[START DATA LINES]
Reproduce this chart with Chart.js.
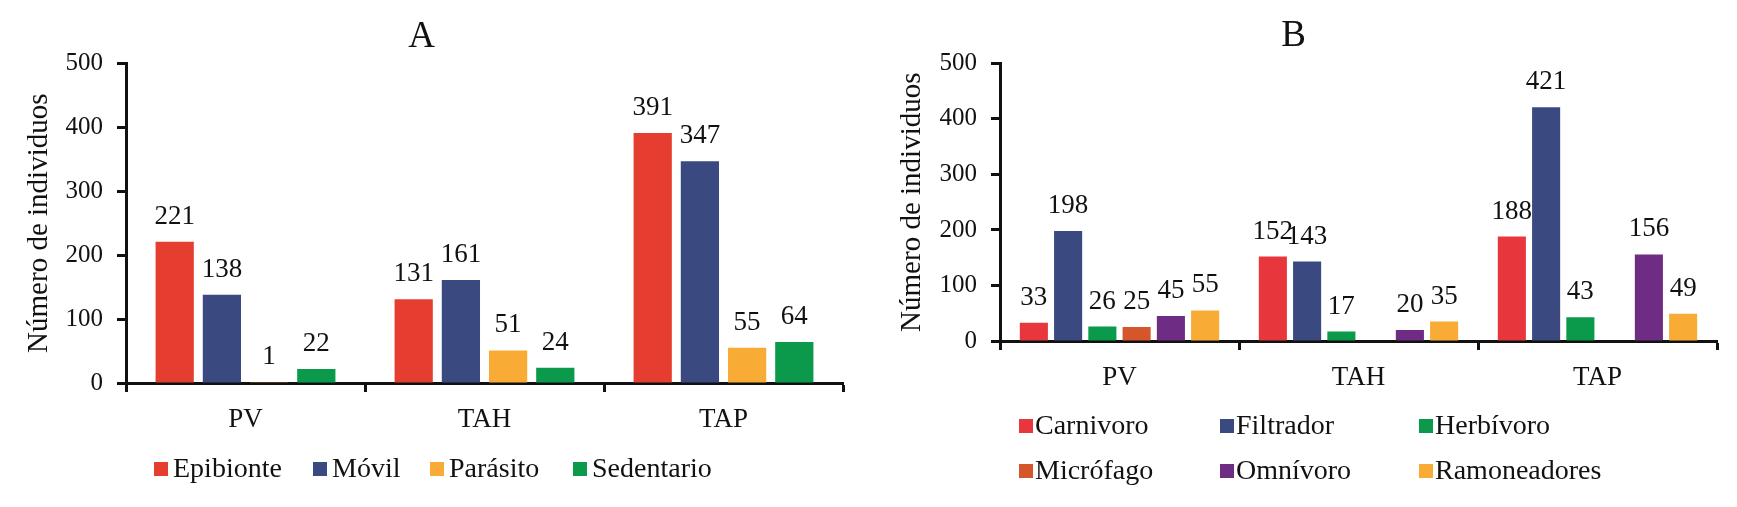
[END DATA LINES]
[START DATA LINES]
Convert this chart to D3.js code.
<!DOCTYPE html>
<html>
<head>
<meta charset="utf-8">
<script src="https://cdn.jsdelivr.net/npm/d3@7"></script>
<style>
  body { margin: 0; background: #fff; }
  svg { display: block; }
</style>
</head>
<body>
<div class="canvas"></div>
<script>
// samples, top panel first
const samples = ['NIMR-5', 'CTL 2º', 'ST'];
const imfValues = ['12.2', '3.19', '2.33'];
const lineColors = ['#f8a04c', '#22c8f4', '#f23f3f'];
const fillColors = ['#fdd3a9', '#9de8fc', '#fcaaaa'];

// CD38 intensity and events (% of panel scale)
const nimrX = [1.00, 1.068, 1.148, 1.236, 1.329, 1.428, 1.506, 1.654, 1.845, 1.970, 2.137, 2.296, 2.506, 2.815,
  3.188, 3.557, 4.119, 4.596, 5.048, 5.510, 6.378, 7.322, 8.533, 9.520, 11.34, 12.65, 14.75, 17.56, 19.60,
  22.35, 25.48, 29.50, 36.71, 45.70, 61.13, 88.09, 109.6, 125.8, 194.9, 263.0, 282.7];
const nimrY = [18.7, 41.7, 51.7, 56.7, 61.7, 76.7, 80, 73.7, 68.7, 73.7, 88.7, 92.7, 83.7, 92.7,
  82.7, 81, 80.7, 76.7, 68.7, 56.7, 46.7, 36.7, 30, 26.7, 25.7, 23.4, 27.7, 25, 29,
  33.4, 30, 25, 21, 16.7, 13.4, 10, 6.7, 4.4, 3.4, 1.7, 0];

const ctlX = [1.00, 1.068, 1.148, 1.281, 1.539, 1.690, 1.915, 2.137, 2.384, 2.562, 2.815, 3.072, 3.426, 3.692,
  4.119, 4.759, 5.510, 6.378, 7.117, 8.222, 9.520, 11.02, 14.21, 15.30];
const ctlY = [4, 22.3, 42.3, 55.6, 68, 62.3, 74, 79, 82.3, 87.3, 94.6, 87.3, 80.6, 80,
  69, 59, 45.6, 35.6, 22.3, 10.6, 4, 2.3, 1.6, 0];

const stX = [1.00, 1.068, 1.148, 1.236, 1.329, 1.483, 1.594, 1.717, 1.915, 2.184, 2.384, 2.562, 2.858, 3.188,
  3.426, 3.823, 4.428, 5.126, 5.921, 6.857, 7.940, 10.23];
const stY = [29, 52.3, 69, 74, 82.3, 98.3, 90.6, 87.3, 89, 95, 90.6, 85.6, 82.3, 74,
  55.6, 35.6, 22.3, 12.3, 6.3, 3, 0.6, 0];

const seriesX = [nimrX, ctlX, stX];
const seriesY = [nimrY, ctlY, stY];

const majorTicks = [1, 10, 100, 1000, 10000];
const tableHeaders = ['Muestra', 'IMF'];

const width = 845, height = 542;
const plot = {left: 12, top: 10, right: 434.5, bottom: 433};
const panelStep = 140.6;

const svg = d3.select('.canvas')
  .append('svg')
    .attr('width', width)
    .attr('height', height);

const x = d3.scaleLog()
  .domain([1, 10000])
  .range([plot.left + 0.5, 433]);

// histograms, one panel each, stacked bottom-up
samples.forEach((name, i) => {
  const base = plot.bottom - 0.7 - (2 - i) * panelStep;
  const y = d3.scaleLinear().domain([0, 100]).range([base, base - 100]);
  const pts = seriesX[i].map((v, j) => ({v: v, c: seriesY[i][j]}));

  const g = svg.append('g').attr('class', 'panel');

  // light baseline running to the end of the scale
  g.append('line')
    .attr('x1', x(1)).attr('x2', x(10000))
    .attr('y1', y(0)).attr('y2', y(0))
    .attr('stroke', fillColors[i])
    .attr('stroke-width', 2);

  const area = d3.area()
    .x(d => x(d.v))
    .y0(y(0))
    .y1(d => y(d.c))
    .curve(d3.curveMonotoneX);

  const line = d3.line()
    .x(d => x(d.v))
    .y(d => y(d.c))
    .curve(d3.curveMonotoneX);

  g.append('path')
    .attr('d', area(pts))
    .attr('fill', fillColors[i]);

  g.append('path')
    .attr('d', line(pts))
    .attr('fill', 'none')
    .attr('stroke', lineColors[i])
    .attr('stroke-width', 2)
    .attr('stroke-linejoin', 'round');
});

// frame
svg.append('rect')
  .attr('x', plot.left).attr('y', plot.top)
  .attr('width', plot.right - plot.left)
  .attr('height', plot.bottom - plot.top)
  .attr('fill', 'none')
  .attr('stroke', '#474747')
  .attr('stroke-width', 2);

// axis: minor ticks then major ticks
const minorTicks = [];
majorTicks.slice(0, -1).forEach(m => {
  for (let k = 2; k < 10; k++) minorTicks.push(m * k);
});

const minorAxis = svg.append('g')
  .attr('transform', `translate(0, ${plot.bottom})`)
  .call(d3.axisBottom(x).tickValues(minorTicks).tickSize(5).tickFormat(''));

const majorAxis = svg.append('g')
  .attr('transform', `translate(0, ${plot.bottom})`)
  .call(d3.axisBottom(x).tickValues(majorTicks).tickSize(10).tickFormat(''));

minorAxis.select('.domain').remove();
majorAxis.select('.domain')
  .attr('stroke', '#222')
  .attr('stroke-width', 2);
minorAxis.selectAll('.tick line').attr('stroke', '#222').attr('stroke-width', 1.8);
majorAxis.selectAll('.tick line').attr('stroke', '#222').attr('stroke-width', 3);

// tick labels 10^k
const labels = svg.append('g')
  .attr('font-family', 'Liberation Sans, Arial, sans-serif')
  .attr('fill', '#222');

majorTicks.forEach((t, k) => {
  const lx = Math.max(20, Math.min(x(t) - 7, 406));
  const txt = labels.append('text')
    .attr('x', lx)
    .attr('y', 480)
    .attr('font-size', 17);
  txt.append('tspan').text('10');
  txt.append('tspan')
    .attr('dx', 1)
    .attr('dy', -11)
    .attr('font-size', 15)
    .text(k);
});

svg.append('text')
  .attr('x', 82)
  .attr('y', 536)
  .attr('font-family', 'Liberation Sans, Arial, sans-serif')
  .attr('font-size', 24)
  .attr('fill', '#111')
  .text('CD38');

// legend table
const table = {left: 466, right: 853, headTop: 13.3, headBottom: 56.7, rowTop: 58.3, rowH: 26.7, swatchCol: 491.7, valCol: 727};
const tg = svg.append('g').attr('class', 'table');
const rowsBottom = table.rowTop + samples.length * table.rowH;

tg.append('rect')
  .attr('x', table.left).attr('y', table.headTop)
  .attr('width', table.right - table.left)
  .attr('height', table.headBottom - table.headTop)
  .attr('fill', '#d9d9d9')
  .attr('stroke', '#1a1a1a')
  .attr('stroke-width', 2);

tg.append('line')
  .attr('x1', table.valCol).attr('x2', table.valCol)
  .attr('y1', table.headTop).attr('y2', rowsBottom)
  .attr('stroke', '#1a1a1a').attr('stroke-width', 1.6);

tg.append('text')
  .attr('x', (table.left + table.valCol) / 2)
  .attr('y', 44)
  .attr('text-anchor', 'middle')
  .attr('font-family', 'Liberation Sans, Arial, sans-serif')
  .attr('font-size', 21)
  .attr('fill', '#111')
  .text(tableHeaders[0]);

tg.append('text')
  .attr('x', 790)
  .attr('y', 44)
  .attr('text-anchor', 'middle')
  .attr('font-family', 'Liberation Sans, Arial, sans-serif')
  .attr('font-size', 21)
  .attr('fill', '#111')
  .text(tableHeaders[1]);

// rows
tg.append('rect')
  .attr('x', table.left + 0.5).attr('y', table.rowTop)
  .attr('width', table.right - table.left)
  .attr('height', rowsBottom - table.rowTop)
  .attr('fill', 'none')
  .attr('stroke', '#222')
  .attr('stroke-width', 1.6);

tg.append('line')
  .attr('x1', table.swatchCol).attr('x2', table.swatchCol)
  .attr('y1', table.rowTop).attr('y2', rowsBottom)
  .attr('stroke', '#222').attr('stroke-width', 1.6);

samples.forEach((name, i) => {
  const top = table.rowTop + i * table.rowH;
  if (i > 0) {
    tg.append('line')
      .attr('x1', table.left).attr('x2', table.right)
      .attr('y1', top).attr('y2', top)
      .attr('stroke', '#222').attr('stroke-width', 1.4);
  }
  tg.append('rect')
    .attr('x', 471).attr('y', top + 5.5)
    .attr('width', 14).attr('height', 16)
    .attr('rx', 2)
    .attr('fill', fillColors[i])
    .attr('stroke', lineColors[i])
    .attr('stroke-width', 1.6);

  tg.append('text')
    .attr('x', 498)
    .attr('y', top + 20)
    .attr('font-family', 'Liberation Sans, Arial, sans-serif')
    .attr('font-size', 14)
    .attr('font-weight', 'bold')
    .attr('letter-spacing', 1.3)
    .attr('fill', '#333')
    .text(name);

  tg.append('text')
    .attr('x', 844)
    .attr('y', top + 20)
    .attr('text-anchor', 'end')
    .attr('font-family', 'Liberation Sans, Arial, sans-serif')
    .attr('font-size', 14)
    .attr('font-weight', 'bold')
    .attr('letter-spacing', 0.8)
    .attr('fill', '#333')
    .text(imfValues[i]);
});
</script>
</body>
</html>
[END DATA LINES]
[START DATA LINES]
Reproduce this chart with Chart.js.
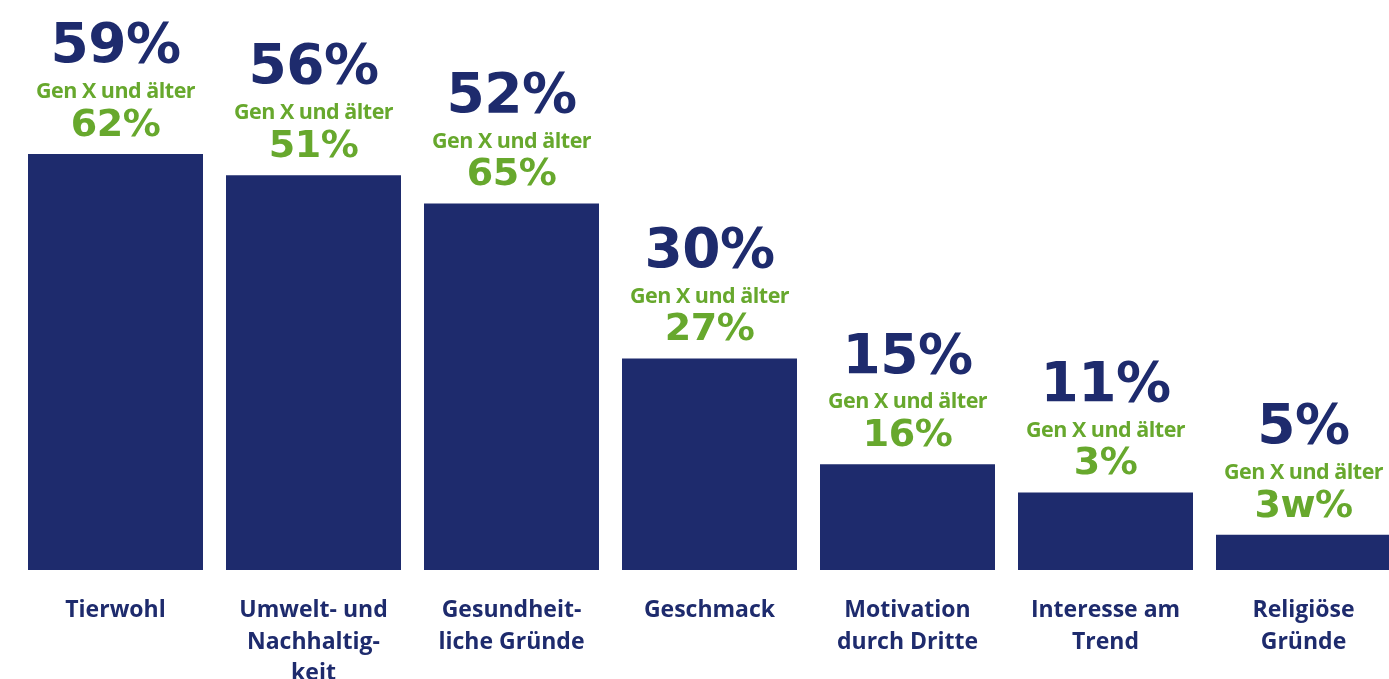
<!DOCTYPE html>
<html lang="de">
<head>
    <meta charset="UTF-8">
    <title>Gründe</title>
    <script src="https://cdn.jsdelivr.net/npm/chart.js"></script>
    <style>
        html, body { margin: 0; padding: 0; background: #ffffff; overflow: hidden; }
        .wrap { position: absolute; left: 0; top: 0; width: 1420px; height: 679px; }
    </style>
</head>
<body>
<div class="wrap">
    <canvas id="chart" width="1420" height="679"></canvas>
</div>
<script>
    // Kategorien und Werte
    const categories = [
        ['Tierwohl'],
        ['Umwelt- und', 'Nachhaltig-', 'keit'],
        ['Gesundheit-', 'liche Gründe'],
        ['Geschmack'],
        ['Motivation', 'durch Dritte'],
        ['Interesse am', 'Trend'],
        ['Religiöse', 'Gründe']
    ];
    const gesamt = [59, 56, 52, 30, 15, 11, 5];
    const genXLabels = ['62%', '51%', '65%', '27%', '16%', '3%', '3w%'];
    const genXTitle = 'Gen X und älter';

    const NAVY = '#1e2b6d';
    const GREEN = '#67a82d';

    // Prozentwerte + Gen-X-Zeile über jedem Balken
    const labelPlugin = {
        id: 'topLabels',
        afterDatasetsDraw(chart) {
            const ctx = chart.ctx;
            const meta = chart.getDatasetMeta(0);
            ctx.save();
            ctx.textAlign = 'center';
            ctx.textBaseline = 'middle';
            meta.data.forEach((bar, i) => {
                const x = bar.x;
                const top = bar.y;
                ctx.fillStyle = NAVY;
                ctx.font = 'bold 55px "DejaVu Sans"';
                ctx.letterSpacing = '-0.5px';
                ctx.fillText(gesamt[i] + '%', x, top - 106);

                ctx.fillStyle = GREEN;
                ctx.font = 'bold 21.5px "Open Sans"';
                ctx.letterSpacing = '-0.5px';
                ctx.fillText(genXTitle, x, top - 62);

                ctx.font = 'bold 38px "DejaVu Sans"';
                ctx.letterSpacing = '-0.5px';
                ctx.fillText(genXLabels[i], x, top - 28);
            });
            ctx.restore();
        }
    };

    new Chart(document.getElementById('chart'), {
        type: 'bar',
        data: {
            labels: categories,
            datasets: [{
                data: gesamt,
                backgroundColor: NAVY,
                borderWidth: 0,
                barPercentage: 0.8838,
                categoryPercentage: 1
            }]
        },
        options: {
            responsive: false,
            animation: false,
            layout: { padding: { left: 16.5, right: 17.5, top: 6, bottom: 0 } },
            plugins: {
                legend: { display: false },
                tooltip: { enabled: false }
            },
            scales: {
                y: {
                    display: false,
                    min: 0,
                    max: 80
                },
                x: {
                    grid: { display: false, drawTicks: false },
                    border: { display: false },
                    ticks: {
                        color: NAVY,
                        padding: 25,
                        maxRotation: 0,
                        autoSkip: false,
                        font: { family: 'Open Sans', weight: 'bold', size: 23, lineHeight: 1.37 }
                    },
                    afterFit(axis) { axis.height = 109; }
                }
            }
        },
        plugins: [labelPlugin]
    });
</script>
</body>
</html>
[END DATA LINES]
## REQUIREMENT
Exactly and only the lines from the line with "Convert this chart to D3.js code." to the line with "69, 59, 45.6, 35.6, 22.3, 10.6, 4, 2.3, 1.6, 0];", both included, are to be printed.

## ANSWER TO THIS EXERCISE
Convert this chart to D3.js code.
<!DOCTYPE html>
<html>
<head>
<meta charset="utf-8">
<script src="https://cdn.jsdelivr.net/npm/d3@7"></script>
<style>
  body { margin: 0; background: #fff; }
  svg { display: block; }
</style>
</head>
<body>
<div class="canvas"></div>
<script>
// samples, top panel first
const samples = ['NIMR-5', 'CTL 2º', 'ST'];
const imfValues = ['12.2', '3.19', '2.33'];
const lineColors = ['#f8a04c', '#22c8f4', '#f23f3f'];
const fillColors = ['#fdd3a9', '#9de8fc', '#fcaaaa'];

// CD38 intensity and events (% of panel scale)
const nimrX = [1.00, 1.068, 1.148, 1.236, 1.329, 1.428, 1.506, 1.654, 1.845, 1.970, 2.137, 2.296, 2.506, 2.815,
  3.188, 3.557, 4.119, 4.596, 5.048, 5.510, 6.378, 7.322, 8.533, 9.520, 11.34, 12.65, 14.75, 17.56, 19.60,
  22.35, 25.48, 29.50, 36.71, 45.70, 61.13, 88.09, 109.6, 125.8, 194.9, 263.0, 282.7];
const nimrY = [18.7, 41.7, 51.7, 56.7, 61.7, 76.7, 80, 73.7, 68.7, 73.7, 88.7, 92.7, 83.7, 92.7,
  82.7, 81, 80.7, 76.7, 68.7, 56.7, 46.7, 36.7, 30, 26.7, 25.7, 23.4, 27.7, 25, 29,
  33.4, 30, 25, 21, 16.7, 13.4, 10, 6.7, 4.4, 3.4, 1.7, 0];

const ctlX = [1.00, 1.068, 1.148, 1.281, 1.539, 1.690, 1.915, 2.137, 2.384, 2.562, 2.815, 3.072, 3.426, 3.692,
  4.119, 4.759, 5.510, 6.378, 7.117, 8.222, 9.520, 11.02, 14.21, 15.30];
const ctlY = [4, 22.3, 42.3, 55.6, 68, 62.3, 74, 79, 82.3, 87.3, 94.6, 87.3, 80.6, 80,
  69, 59, 45.6, 35.6, 22.3, 10.6, 4, 2.3, 1.6, 0];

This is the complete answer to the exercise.